Do federal fee-shifting statutes, such as the Solid Waste Disposal Act and the Clean Water Act, permit a court to enhance a 'reasonable attorney's fee' award above the lodestar amount to reflect the risk of nonpayment in a contingent-fee arrangement?


Opinions:

Majority - Justice Scalia

No. Enhancement for contingency is not permitted under the fee-shifting statutes at issue. There is a strong presumption that the 'lodestar' figure—the product of reasonable hours times a reasonable rate—represents the 'reasonable' fee. An enhancement for contingency would impermissibly duplicate factors, such as the difficulty of the case, that are already subsumed in the lodestar calculation through either the number of hours expended or the higher hourly rate of a skilled attorney. Furthermore, enhancing fees based on the risk of losing would create a perverse incentive to bring nonmeritorious claims, as the lowest-merit cases would receive the highest risk multiplier. Finally, allowing contingency enhancements would be inconsistent with the Court's general rejection of the contingent-fee model for statutory fee awards and would undermine the goal of ready administrability by creating complex and litigable satellite litigation over fees.


Dissenting - Justice Blackmun

Yes. A 'reasonable' fee should be a 'fully compensatory fee' calculated based on prevailing market practices, and the market compensates attorneys for taking on the risk of nonpayment in contingent-fee cases. The purpose of fee-shifting statutes is to attract competent counsel to enforce important federal laws, particularly in civil rights and environmental cases. By refusing to compensate for contingency risk, the Court makes these cases less remunerative than private litigation, meaning prudent attorneys will avoid them, thereby undermining the enforcement mechanism Congress intended. The majority's concern about paying for losing cases is misplaced because the fee is awarded to the prevailing party, not the attorney, and the issue is the amount of the reasonable fee, not eligibility for it.


Dissenting - Justice O'Connor

Yes. A 'reasonable' attorney's fee must sometimes incorporate an enhancement for contingency to provide a sufficient incentive to attract competent counsel to take a case in the first place. When faced with a choice, an attorney will always choose a fee-paying client over a contingency client unless the latter can promise an enhancement to offset the risk of nonpayment. However, such an enhancement should be based on the general market treatment of contingent-fee cases as a class, not on the specific riskiness of an individual case.
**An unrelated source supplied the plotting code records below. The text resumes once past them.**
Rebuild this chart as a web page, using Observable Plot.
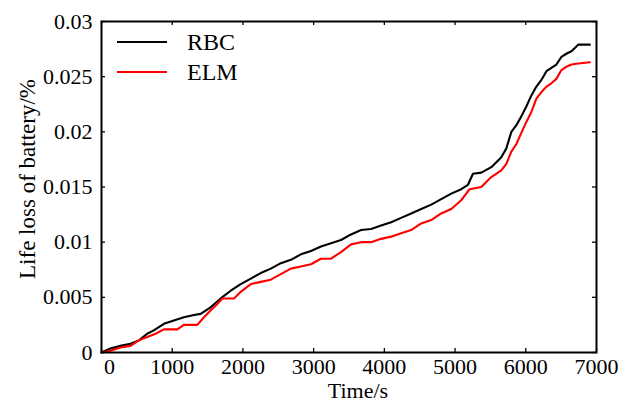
<!DOCTYPE html>
<html>
<head>
<meta charset="utf-8">
<script src="https://cdn.jsdelivr.net/npm/d3@7"></script>
<script src="https://cdn.jsdelivr.net/npm/@observablehq/plot@0.6"></script>
<style>
html,body{margin:0;padding:0;background:#fff;}
#chart{width:618px;height:403px;}
</style>
</head>
<body>
<div id="chart"></div>
<script>
const xTicks = [0, 1000, 2000, 3000, 4000, 5000, 6000, 7000];
const yTicks = [0, 0.005, 0.01, 0.015, 0.02, 0.025, 0.03];
const yTickLabels = ["0", "0.005", "0.01", "0.015", "0.02", "0.025", "0.03"];
const seriesNames = ["RBC", "ELM"];
const seriesColors = ["#000000", "#ff0000"];

const rbcTime = [0,126,268,410,529,646,740,882,1023,1165,1307,1402,1543,1685,1827,1969,2111,2252,2394,2536,2678,2820,2962,3104,3245,3387,3529,3671,3812,3954,4096,4237,4379,4521,4663,4804,4946,5087,5182,5253,5371,5512,5654,5725,5772,5796,5867,5937,6008,6079,6150,6221,6292,6362,6433,6504,6580,6646,6741,6906];
const rbcLoss = [0,0.00036,0.0006,0.0008,0.0011,0.0017,0.0020,0.0026,0.0029,0.0032,0.0034,0.0035,0.0041,0.0049,0.0056,0.0062,0.0067,0.0072,0.0076,0.0081,0.0084,0.0089,0.0092,0.0096,0.0099,0.0102,0.0107,0.0111,0.0112,0.0115,0.0118,0.0122,0.0126,0.0130,0.0134,0.0139,0.0144,0.0148,0.0152,0.0162,0.0163,0.0168,0.0177,0.0185,0.0195,0.0200,0.0206,0.0214,0.0223,0.0233,0.0241,0.0247,0.0255,0.0258,0.0261,0.0268,0.0271,0.0273,0.0279,0.0279];

const elmTime = [0,126,268,410,529,646,764,882,1072,1165,1355,1449,1543,1638,1709,1874,1969,2111,2252,2394,2536,2678,2820,2962,3104,3245,3387,3529,3671,3812,3954,4096,4237,4379,4521,4663,4804,4946,5087,5206,5371,5512,5654,5725,5796,5867,5937,6008,6079,6150,6221,6292,6362,6433,6504,6575,6646,6741,6906];
const elmLoss = [0,0.00015,0.00045,0.0006,0.0011,0.0014,0.0017,0.0021,0.0021,0.0025,0.0025,0.0032,0.0038,0.0044,0.0049,0.0049,0.0055,0.0062,0.0064,0.0066,0.0071,0.0076,0.0078,0.0080,0.0085,0.0085,0.0091,0.0098,0.0100,0.0100,0.0103,0.0105,0.0108,0.0111,0.0117,0.0120,0.0126,0.0130,0.0138,0.0148,0.0150,0.0159,0.0165,0.0171,0.0182,0.0189,0.0199,0.0209,0.0218,0.0230,0.0236,0.0241,0.0244,0.0248,0.0256,0.0259,0.0261,0.0262,0.0263];

const rbc = rbcTime.map((t, i) => ({t, v: rbcLoss[i]}));
const elm = elmTime.map((t, i) => ({t, v: elmLoss[i]}));

const W = 618, H = 403, mL = 101, mR = 22, mT = 21, mB = 51;
const pw = W - mL - mR, ph = H - mT - mB, tl = 4;
const FONT = "'Liberation Serif', 'Times New Roman', serif";

const chart = Plot.plot({
  width: W, height: H,
  marginLeft: mL, marginRight: mR, marginTop: mT, marginBottom: mB,
  x: {domain: [0, 7000]},
  y: {domain: [0, 0.03]},
  style: {fontFamily: FONT, fontSize: "22px", color: "#000", background: "#fff"},
  marks: [
    Plot.line(rbc, {x: "t", y: "v", stroke: seriesColors[0], strokeWidth: 2.1}),
    Plot.line(elm, {x: "t", y: "v", stroke: seriesColors[1], strokeWidth: 2.1}),
    Plot.frame({stroke: "#000", strokeWidth: 2}),
    Plot.tickX(xTicks, {x: d => d, insetTop: ph - tl, stroke: "#000", strokeWidth: 1.3}),
    Plot.tickX(xTicks, {x: d => d, insetBottom: ph - tl, stroke: "#000", strokeWidth: 1.3}),
    Plot.tickY(yTicks, {y: d => d, insetRight: pw - tl, stroke: "#000", strokeWidth: 1.3}),
    Plot.tickY(yTicks, {y: d => d, insetLeft: pw - tl, stroke: "#000", strokeWidth: 1.3}),
    Plot.axisX({ticks: xTicks.filter(d => d > 0), tickSize: 0, tickPadding: 6, label: null, fontSize: 22, tickFormat: d => String(d)}),
    Plot.axisX({ticks: [0], tickSize: 0, tickPadding: 6, dx: 8, label: null, fontSize: 22, tickFormat: d => String(d)}),
    Plot.axisY({ticks: yTicks, tickSize: 0, tickPadding: 9, label: null, fontSize: 22,
      tickFormat: d => yTickLabels[yTicks.indexOf(d)]}),
    Plot.text(["Time/s"], {text: d => d, frameAnchor: "bottom", lineAnchor: "middle", dx: 9, dy: 38, fontSize: 22}),
    Plot.text(["Life loss of battery/%"], {text: d => d, frameAnchor: "left", textAnchor: "middle", lineAnchor: "middle", rotate: -90, dx: -74, dy: -8, fontSize: 23})
  ]
});

// legend (inside the frame, top-left)
const svg = d3.select(chart);
const lg = svg.append("g").attr("font-family", FONT).attr("font-size", 24).attr("text-anchor", "start");
seriesNames.forEach((name, i) => {
  const y = 42 + i * 30;
  lg.append("line").attr("x1", 117).attr("x2", 167).attr("y1", y).attr("y2", y)
    .attr("stroke", seriesColors[i]).attr("stroke-width", 2);
  lg.append("text").attr("x", 187).attr("y", y).attr("dy", "0.35em").attr("fill", "#000").text(name);
});

document.getElementById("chart").appendChild(chart);
</script>
</body>
</html>
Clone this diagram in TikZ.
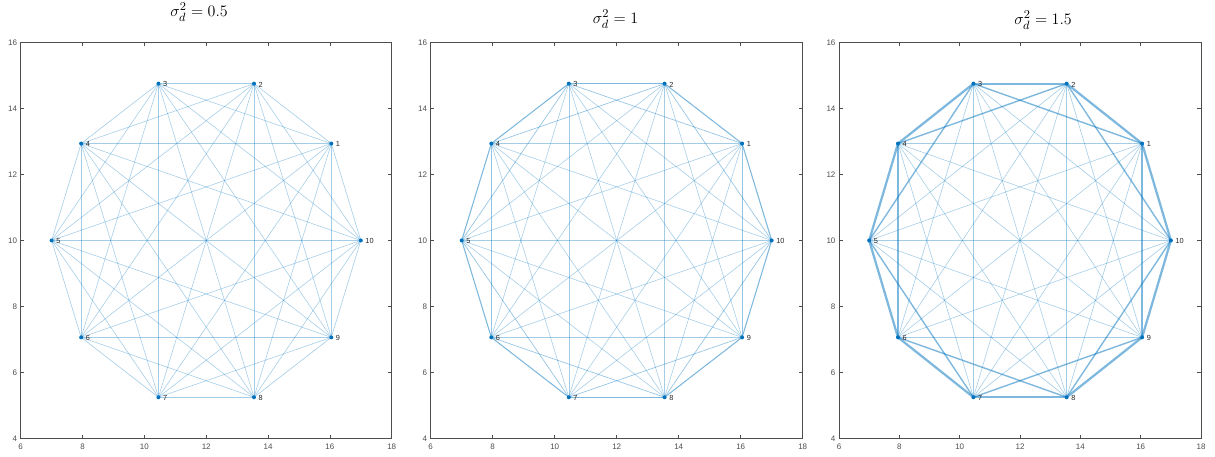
\documentclass[tikz,border=0pt]{standalone}
\usepackage{fontspec}
\newfontfamily\axfont{Liberation Sans}
\definecolor{mlblue}{HTML}{0072BD}
\definecolor{axgray}{HTML}{4D4D4D}
\definecolor{txgray}{HTML}{262626}
\pgfdeclarelayer{edges}
\pgfsetlayers{edges,main}
\tikzset{
  vert/.style={circle, fill=mlblue, inner sep=0pt, minimum size=3pt},
  vlab/.style={anchor=west, inner sep=0pt, xshift=3.3pt, yshift=-0.6pt, text=txgray, font=\axfont\fontsize{5.5}{6.5}\selectfont},
  edge/.style={draw=mlblue, draw opacity=0.36, line width=0.42pt},
  e1/.style={}, e2/.style={}, e3/.style={}, e4/.style={}, e5/.style={},
  axbox/.style={draw=axgray, line width=0.45pt},
  xtick/.style={anchor=north, inner sep=0pt, yshift=-4.3pt, text=axgray, font=\axfont\fontsize{6}{7}\selectfont},
  ytick/.style={anchor=east, inner sep=0pt, xshift=-2.5pt, text=axgray, font=\axfont\fontsize{6}{7}\selectfont},
  ptitle/.style={anchor=base, font=\fontsize{12.5}{15}\selectfont}
}

\begin{document}
\begin{tikzpicture}[x=0.75pt, y=0.75pt]
\useasboundingbox (0,0) rectangle (1215,457);

% =====================================================
% Panel 1: sigma_d^2 = 0.5
% =====================================================
\node[ptitle] (p1-title) at (199,440.3) {$\sigma_d^2 = 0.5$};
\begin{scope}[shift={(20.7,18.7)}, x=23.19pt, y=24.73pt, shift={(-6,-4)},
  e1/.style={line width=0.45pt}]
  % axes box and ticks
  \draw[axbox] (6,4) rectangle (18,16);
  \foreach \t in {6,8,...,18} {
    \draw[axbox] (\t,4) -- ++(0pt,2.8pt) (\t,16) -- ++(0pt,-2.8pt);
    \node[xtick] (p1-x\t) at (\t,4) {\t};
  }
  \foreach \t in {4,6,...,16} {
    \draw[axbox] (6,\t) -- ++(2.8pt,0pt) (18,\t) -- ++(-2.8pt,0pt);
    \node[ytick] (p1-y\t) at (6,\t) {\t};
  }
  % vertices on the decagon
  \foreach \k in {1,...,10} {
    \node[vert] (p1-\k) at ({12+5*cos(36*\k)}, {10+5*sin(36*\k)}) {};
    \node[vlab] (p1-l\k) at (p1-\k.center) {\k};
  }
  % all edges
  \begin{pgfonlayer}{edges}
  \foreach \i in {1,...,9} {
    \pgfmathtruncatemacro\nx{\i+1}
    \foreach \j in {\nx,...,10} {
      \pgfmathtruncatemacro\dst{min(\j-\i,10-\j+\i)}
      \draw[edge, e\dst] (p1-\i.center) -- (p1-\j.center);
    }
  }
  \end{pgfonlayer}
\end{scope}

% =====================================================
% Panel 2: sigma_d^2 = 1
% =====================================================
\node[ptitle] (p2-title) at (615.5,433.5) {$\sigma_d^2 = 1$};
\begin{scope}[shift={(430.7,18.7)}, x=23.25pt, y=24.73pt, shift={(-6,-4)},
  e1/.style={line width=0.8pt, draw opacity=0.5}, e2/.style={line width=0.5pt, draw opacity=0.42}]
  % axes box and ticks
  \draw[axbox] (6,4) rectangle (18,16);
  \foreach \t in {6,8,...,18} {
    \draw[axbox] (\t,4) -- ++(0pt,2.8pt) (\t,16) -- ++(0pt,-2.8pt);
    \node[xtick] (p2-x\t) at (\t,4) {\t};
  }
  \foreach \t in {4,6,...,16} {
    \draw[axbox] (6,\t) -- ++(2.8pt,0pt) (18,\t) -- ++(-2.8pt,0pt);
    \node[ytick] (p2-y\t) at (6,\t) {\t};
  }
  % vertices on the decagon
  \foreach \k in {1,...,10} {
    \node[vert] (p2-\k) at ({12+5*cos(36*\k)}, {10+5*sin(36*\k)}) {};
    \node[vlab] (p2-l\k) at (p2-\k.center) {\k};
  }
  % all edges
  \begin{pgfonlayer}{edges}
  \foreach \i in {1,...,9} {
    \pgfmathtruncatemacro\nx{\i+1}
    \foreach \j in {\nx,...,10} {
      \pgfmathtruncatemacro\dst{min(\j-\i,10-\j+\i)}
      \draw[edge, e\dst] (p2-\i.center) -- (p2-\j.center);
    }
  }
  \end{pgfonlayer}
\end{scope}

% =====================================================
% Panel 3: sigma_d^2 = 1.5
% =====================================================
\node[ptitle] (p3-title) at (1043,432.5) {$\sigma_d^2 = 1.5$};
\begin{scope}[shift={(839,18.7)}, x=22.63pt, y=24.73pt, shift={(-6,-4)},
  e1/.style={line width=1.7pt, draw opacity=0.5}, e2/.style={line width=1.05pt, draw opacity=0.5},
  e3/.style={line width=0.45pt}]
  % axes box and ticks
  \draw[axbox] (6,4) rectangle (18,16);
  \foreach \t in {6,8,...,18} {
    \draw[axbox] (\t,4) -- ++(0pt,2.8pt) (\t,16) -- ++(0pt,-2.8pt);
    \node[xtick] (p3-x\t) at (\t,4) {\t};
  }
  \foreach \t in {4,6,...,16} {
    \draw[axbox] (6,\t) -- ++(2.8pt,0pt) (18,\t) -- ++(-2.8pt,0pt);
    \node[ytick] (p3-y\t) at (6,\t) {\t};
  }
  % vertices on the decagon
  \foreach \k in {1,...,10} {
    \node[vert] (p3-\k) at ({12+5*cos(36*\k)}, {10+5*sin(36*\k)}) {};
    \node[vlab] (p3-l\k) at (p3-\k.center) {\k};
  }
  % all edges
  \begin{pgfonlayer}{edges}
  \foreach \i in {1,...,9} {
    \pgfmathtruncatemacro\nx{\i+1}
    \foreach \j in {\nx,...,10} {
      \pgfmathtruncatemacro\dst{min(\j-\i,10-\j+\i)}
      \draw[edge, e\dst] (p3-\i.center) -- (p3-\j.center);
    }
  }
  \end{pgfonlayer}
\end{scope}

\end{tikzpicture}
\end{document}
Because the lower courts based the 25% enhancement on case-specific factors, the judgment should be vacated and remanded for a proper market-based assessment.



Analysis:

This case definitively settled a question left open in Pennsylvania v. Delaware Valley II, establishing a bright-line rule against contingency enhancements under federal fee-shifting statutes. By rejecting any enhancement to the lodestar for contingency risk, the Court prioritized a simple, administrable standard for fee awards over an approach that attempts to replicate private market incentives. This holding simplifies fee litigation but, as the dissenters warned, may diminish the financial incentive for private attorneys to represent plaintiffs in high-risk but meritorious public interest cases, potentially impacting the enforcement of civil rights and environmental laws.